(Data records)
>> begin
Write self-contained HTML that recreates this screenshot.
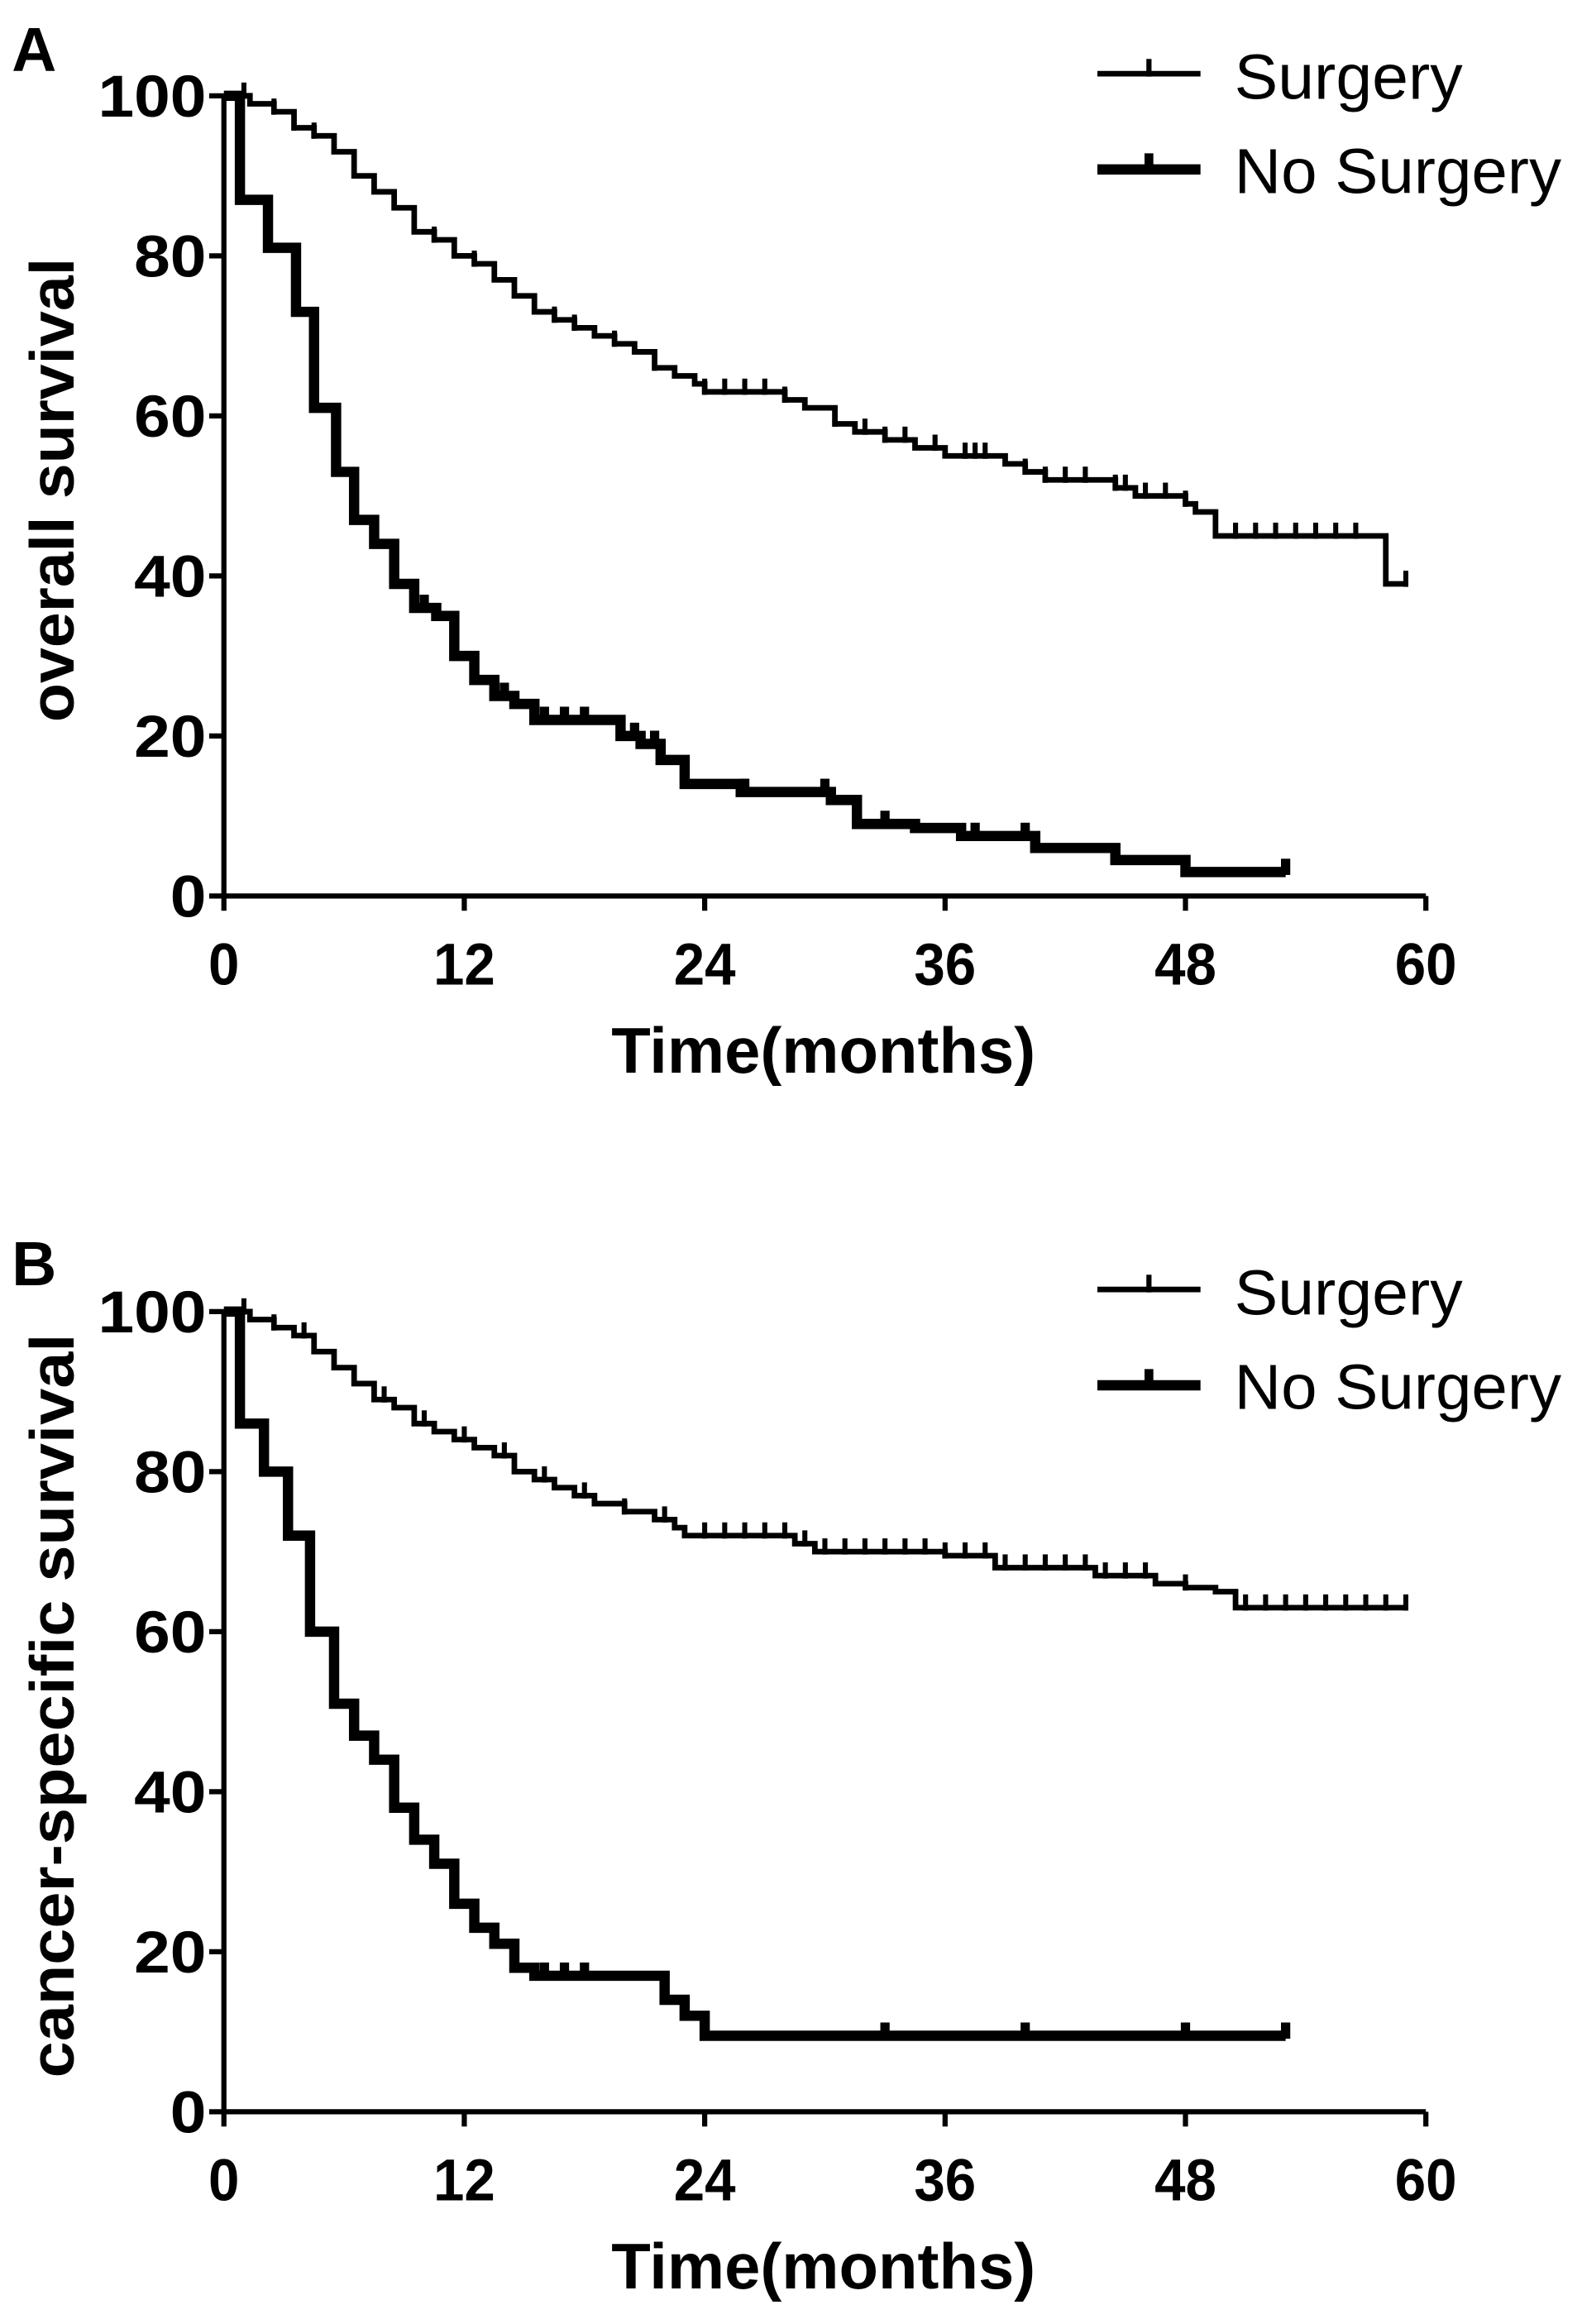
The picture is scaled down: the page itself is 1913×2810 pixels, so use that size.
<!DOCTYPE html>
<html><head><meta charset="utf-8"><style>
html,body{margin:0;padding:0;background:#fff;}
svg{display:block;}
text{font-family:"Liberation Sans",Arial,sans-serif;fill:#000;}
.b{font-weight:bold;}
</style></head><body>
<svg id="s" width="1913" height="2810" viewBox="0 0 1074 1577" preserveAspectRatio="none" xmlns="http://www.w3.org/2000/svg">
<rect width="1074" height="1577" fill="#fff"/>
<g id="g"></g>
<text x="8" y="48" class="b" font-size="42">A</text>
<text x="8" y="872" class="b" font-size="42">B</text>
<text x="415" y="728" class="b" font-size="44" textLength="288" lengthAdjust="spacingAndGlyphs">Time(months)</text>
<text x="415" y="1553" class="b" font-size="44" textLength="288" lengthAdjust="spacingAndGlyphs">Time(months)</text>
<text transform="translate(50,490) rotate(-90)" class="b" font-size="42" textLength="315" lengthAdjust="spacingAndGlyphs">overall survival</text>
<text transform="translate(50,1410) rotate(-90)" class="b" font-size="42" textLength="505" lengthAdjust="spacingAndGlyphs">cancer-specific survival</text>
<text x="838" y="67" font-size="43" textLength="155" lengthAdjust="spacingAndGlyphs">Surgery</text>
<text x="838" y="131" font-size="43" textLength="222" lengthAdjust="spacingAndGlyphs">No Surgery</text>
<text x="838" y="892" font-size="43" textLength="155" lengthAdjust="spacingAndGlyphs">Surgery</text>
<text x="838" y="956" font-size="43" textLength="222" lengthAdjust="spacingAndGlyphs">No Surgery</text>
</svg>
<script>
var g=document.getElementById('g');var NS='http://www.w3.org/2000/svg';
function el(t,a){var e=document.createElementNS(NS,t);for(var k in a)e.setAttribute(k,a[k]);g.appendChild(e);return e;}
function X(t){return 152+13.6*t;}
function axes(y0){
 el('path',{d:'M152 '+(y0-543)+' V'+y0+' H968',stroke:'#000','stroke-width':3.5,fill:'none'});
 for(var v=0;v<=100;v+=20){var y=y0-5.43*v;el('line',{x1:142,x2:152,y1:y,y2:y,stroke:'#000','stroke-width':3.5});
  var s=String(v);var L=24.5*s.length;
  var t=el('text',{x:140-L,y:y+14,'font-size':40,'class':'b',textLength:L,lengthAdjust:'spacingAndGlyphs'});t.textContent=s;}
 for(var m=0;m<=60;m+=12){var x=X(m);el('line',{x1:x,x2:x,y1:y0,y2:y0+10,stroke:'#000','stroke-width':3.5});
  var s=String(m);var L=21*s.length;
  var t=el('text',{x:x-L/2,y:y0+60,'font-size':40,'class':'b',textLength:L,lengthAdjust:'spacingAndGlyphs'});t.textContent=s;}
}
function curve(y0,steps,end,cens,w){
 var d='M'+X(0)+' '+(y0-543);
 steps.forEach(function(s){d+=' H'+X(s[0])+' V'+(y0-5.43*s[1]);});
 d+=' H'+X(end);
 el('path',{d:d,stroke:'#000','stroke-width':w,fill:'none','stroke-linejoin':'miter'});
 cens.forEach(function(c){var y=y0-5.43*c[1];el('line',{x1:X(c[0]),x2:X(c[0]),y1:y-9,y2:y+2,stroke:'#000','stroke-width':w*0.9});});
}
function censAt(steps,ts){var r=[];ts.forEach(function(t){var v=100;steps.forEach(function(s){if(s[0]<=t)v=s[1];});r.push([t,v]);});return r;}
axes(608);axes(1433);
var sA=[[1.3,99],[2.5,98],[3.5,96],[4.5,95],[5.5,93],[6.5,90],[7.5,88],[8.5,86],[9.5,83],[10.5,82],[11.5,80],[12.5,79],[13.5,77],[14.5,75],[15.5,73],[16.5,72],[17.5,71],[18.5,70],[19.5,69],[20.5,68],[21.5,66],[22.5,65],[23.5,64],[24,63],[28,62],[29,61],[30.5,59],[31.5,58],[33,57],[34.5,56],[36,55],[39,54],[40,53],[41,52],[44.5,51],[45.5,50],[48,49],[48.5,48],[49.5,45],[58,39]];
curve(608,sA,59,censAt(sA,[1,2.5,3.5,4.5,10.5,12.5,16.5,17.5,19.5,21.5,24,25,26,27,28,30.5,32,33,34,35.5,37,37.5,38,40,41,42,43,44.5,45,46,47,48,50.5,51.5,52.5,53.5,54.5,55.5,56.5,59]),3.8);
var nA=[[0.8,87],[2.2,81],[3.6,73],[4.5,61],[5.6,53],[6.5,47],[7.5,44],[8.5,39],[9.5,36],[10.6,35],[11.5,30],[12.5,27],[13.5,25],[14.5,24],[15.5,22],[19.8,20],[20.8,19],[21.8,17],[23,14],[25.8,13],[30.3,12],[31.6,9],[34.5,8.5],[36.8,7.5],[40.5,6],[44.5,4.5],[48,3]];
curve(608,nA,53,censAt(nA,[10,14,16,17,18,20.5,21.5,26,30,33,37.5,40,48,53]),7);
var sB=[[1.3,99],[2.5,98],[3.5,97],[4.5,95],[5.5,93],[6.5,91],[7.5,89],[8.5,88],[9.5,86],[10.5,85],[11.5,84],[12.5,83],[13.5,82],[14.5,80],[15.5,79],[16.5,78],[17.5,77],[18.5,76],[20,75],[21.5,74],[22.5,73],[23,72],[28.5,71],[29.5,70],[36,69.5],[38.5,68],[43.5,67],[46.5,66],[48,65.5],[49.5,65],[50.5,63]];
curve(1433,sB,59,censAt(sB,[1,2.5,4,8,10,12,14,16,18,20,22,24,25,26,27,28,29,30,31,32,33,34,35,36,37,38,39,40,41,42,43,44,45,46,48,51,52,53,54,55,56,57,58,59]),3.8);
var nB=[[0.8,86],[2,80],[3.2,72],[4.3,60],[5.5,51],[6.5,47],[7.5,44],[8.5,38],[9.5,34],[10.5,31],[11.5,26],[12.5,23],[13.5,21],[14.5,18],[15.5,17],[22,14],[23,12],[24,9.5]];
curve(1433,nB,53,censAt(nB,[16,17,18,33,40,48,53]),7);
el('line',{x1:745,x2:815,y1:50,y2:50,stroke:'#000','stroke-width':3.8});
el('line',{x1:780,x2:780,y1:40,y2:52,stroke:'#000','stroke-width':3.5});
el('line',{x1:745,x2:815,y1:115,y2:115,stroke:'#000','stroke-width':7});
el('line',{x1:780,x2:780,y1:104,y2:117,stroke:'#000','stroke-width':6});
el('line',{x1:745,x2:815,y1:875,y2:875,stroke:'#000','stroke-width':3.8});
el('line',{x1:780,x2:780,y1:865,y2:877,stroke:'#000','stroke-width':3.5});
el('line',{x1:745,x2:815,y1:940,y2:940,stroke:'#000','stroke-width':7});
el('line',{x1:780,x2:780,y1:929,y2:942,stroke:'#000','stroke-width':6});
</script>
</body></html>
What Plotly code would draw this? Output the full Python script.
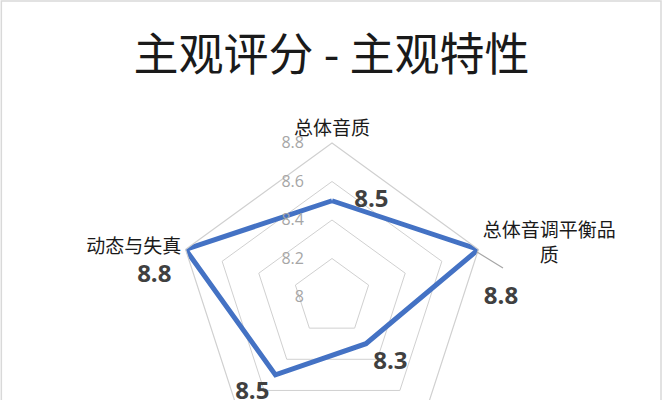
import plotly.graph_objects as go

# categories, clockwise from the top (bottom two are cut off in the picture)
categories = ["总体音质", "总体音调平衡品<br>\u3000\u3000\u3000质", "声场与定位", "细节与解析", "动态与失真"]
scores = [8.5, 8.8, 8.3, 8.5, 8.8]
score_labels = ["8.5", "<br>8.8", "8.3", "8.5", "8.8"]
radial_ticks = [8, 8.2, 8.4, 8.6, 8.8]

# label placement (text offset is driven by the invisible marker size)
label_positions = ["middle right", "bottom right", "bottom right", "bottom left", "bottom left", "top center"]
label_gaps = [34, 7, 10, 8, 21, 1]

W, H = 663, 480

fig = go.Figure()

# close the polygon by repeating the first point
fig.add_trace(go.Scatterpolar(
    r=scores + scores[:1],
    theta=categories + categories[:1],
    mode="lines+markers+text",
    text=score_labels + [""],
    textposition=label_positions,
    textfont=dict(family="Open Sans", size=24, color="#404040", weight="bold"),
    marker=dict(size=label_gaps, color="rgba(0,0,0,0)", line=dict(width=0)),
    line=dict(color="#4472C4", width=5),
    cliponaxis=False,
    hoverinfo="skip",
    showlegend=False,
))

fig.update_layout(
    width=W,
    height=H,
    margin=dict(l=0, r=0, t=0, b=0),
    paper_bgcolor="white",
    font=dict(family="Noto Sans CJK SC"),
    title=dict(
        text="主观评分 - 主观特性",
        x=0.5, xanchor="center",
        y=1 - 55 / H, yanchor="middle",
        font=dict(family="Noto Sans CJK SC", size=45, color="#1a1a1a"),
    ),
    polar=dict(
        domain=dict(x=[178 / W, 486 / W], y=[1 - 451 / H, 1 - 143 / H]),
        bgcolor="white",
        gridshape="linear",
        radialaxis=dict(
            range=[8, 8.8],
            tickvals=radial_ticks,
            ticktext=[str(v) for v in radial_ticks],
            angle=90,
            tickangle=90,
            side="counterclockwise",
            showline=False,
            ticks="outside",
            ticklen=22,
            tickcolor="rgba(0,0,0,0)",
            gridcolor="#D0D0D0",
            gridwidth=1.2,
            tickfont=dict(family="Open Sans", size=16, color="#A6A6A6"),
        ),
        angularaxis=dict(
            rotation=90,
            direction="clockwise",
            showgrid=False,
            showline=True,
            linecolor="#D0D0D0",
            linewidth=1.2,
            ticks="",
            tickfont=dict(family="Noto Sans CJK SC", size=19, color="#1a1a1a"),
        ),
    ),
    shapes=[
        # chart area border
        dict(type="rect", xref="paper", yref="paper", x0=0.002, x1=0.997, y0=0, y1=1 - 1 / H,
             line=dict(color="#D9D9D9", width=1.5)),
        # leader line of the right-hand data label
        dict(type="line", xref="paper", yref="paper",
             x0=477 / W, y0=1 - 252 / H, x1=503 / W, y1=1 - 268 / H,
             line=dict(color="#A6A6A6", width=1.2)),
    ],
)

fig.write_html("out.html", config={"displayModeBar": False},
               post_script="document.body.style.margin='0';")
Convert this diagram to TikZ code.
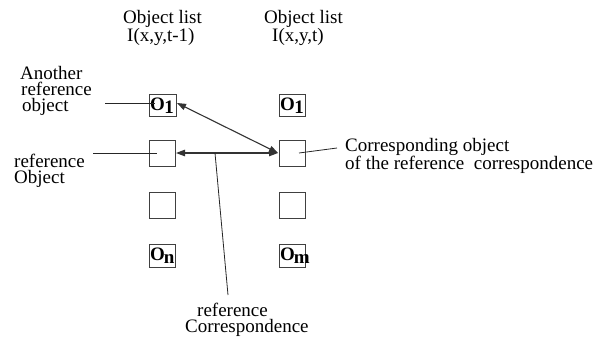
\documentclass[tikz,border=0pt]{standalone}
\usepackage{fontspec}
\setmainfont{Liberation Serif}
\usetikzlibrary{arrows.meta}
\begin{document}
\begin{tikzpicture}[x=1pt,y=-1pt,
  lbl/.style={font=\fontsize{19}{16}\selectfont, inner sep=0pt, anchor=north west},
  objbox/.style={draw=black!75, line width=0.9pt},
  ptr/.style={line width=0.8pt, draw=black!85},
  dbl/.style={line width=1.1pt, draw=black!80, {Triangle[length=9pt,width=6.5pt]}-{Triangle[length=9pt,width=6.5pt]}},
  sym/.style={font=\fontsize{19}{19}\selectfont\bfseries, inner sep=0pt, anchor=base west}]
\useasboundingbox (0,0) rectangle (599,341);
% titles
\node[lbl, align=left] (t1) at (123,10) {Object list\\\hspace*{4pt}I(x,y,t-1)};
\node[lbl, align=left] (t2) at (264,10) {Object list\\\hspace*{8pt}I(x,y,t)};
% boxes left
\draw[objbox] (149,94) rectangle (176,116);
\draw[objbox] (149,140) rectangle (175,166);
\draw[objbox] (149,192) rectangle (175,218);
\draw[objbox] (149,244) rectangle (175,267);
% boxes right
\draw[objbox] (279,94) rectangle (305,116);
\draw[objbox] (279,140) rectangle (305,166);
\draw[objbox] (279,192) rectangle (305,218);
\draw[objbox] (279,244) rectangle (305,267);
% symbols
\node[sym] (o1L) at (150,110) {O\kern-0.5pt\raisebox{-3pt}{1}};
\node[sym] (o1R) at (280,110) {O\kern-0.5pt\raisebox{-3pt}{1}};
\node[sym] (onL) at (150,260) {O\kern-1pt\raisebox{-3pt}{n}};
\node[sym] (omR) at (280,260) {O\kern-1pt\raisebox{-3pt}{m}};
% coordinates
\coordinate (o1E) at (177,103);
\coordinate (R2W) at (278,153);
\coordinate (L2E) at (176,153);
\coordinate (corr) at (215,153);
% arrows
\draw[dbl] (R2W) -- (L2E);
\draw[dbl] (o1E) -- (R2W);
% labels
\node[lbl, align=left] (an) at (20,66) {Another\\\hspace*{1pt}reference\\\hspace*{2pt}object};
\coordinate (anE) at (105,103);
\coordinate (o1in) at (155,103);
\draw[ptr] (anE) -- (o1in);
\node[lbl, align=left] (ro) at (14,154) {reference\\Object};
\coordinate (roE) at (93,153);
\coordinate (L2c) at (157,153);
\draw[ptr] (roE) -- (L2c);
\node[lbl, align=left] (co) at (345,138) {Corresponding object\\of the reference\ \ correspondence};
\coordinate (R2c) at (299,153);
\coordinate (coW) at (337,148);
\draw[ptr] (R2c) -- (coW);
\node[lbl, align=left] (rc) at (185,303) {\hspace*{12pt}reference\\Correspondence};
\coordinate (rcN) at (228,295);
\draw[ptr] (corr) -- (rcN);
\end{tikzpicture}
\end{document}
>> end
## [Set task]
Extract the part of the records that opens with the line containing "What Plotly code" and closes with the line containing "fig = go.Figure()". Take only those lines, exactly, and no pictures.

## [Full answer]
What Plotly code would draw this? Output the full Python script.
import plotly.graph_objects as go

# categories, clockwise from the top (bottom two are cut off in the picture)
categories = ["总体音质", "总体音调平衡品<br>\u3000\u3000\u3000质", "声场与定位", "细节与解析", "动态与失真"]
scores = [8.5, 8.8, 8.3, 8.5, 8.8]
score_labels = ["8.5", "<br>8.8", "8.3", "8.5", "8.8"]
radial_ticks = [8, 8.2, 8.4, 8.6, 8.8]

# label placement (text offset is driven by the invisible marker size)
label_positions = ["middle right", "bottom right", "bottom right", "bottom left", "bottom left", "top center"]
label_gaps = [34, 7, 10, 8, 21, 1]

W, H = 663, 480

fig = go.Figure()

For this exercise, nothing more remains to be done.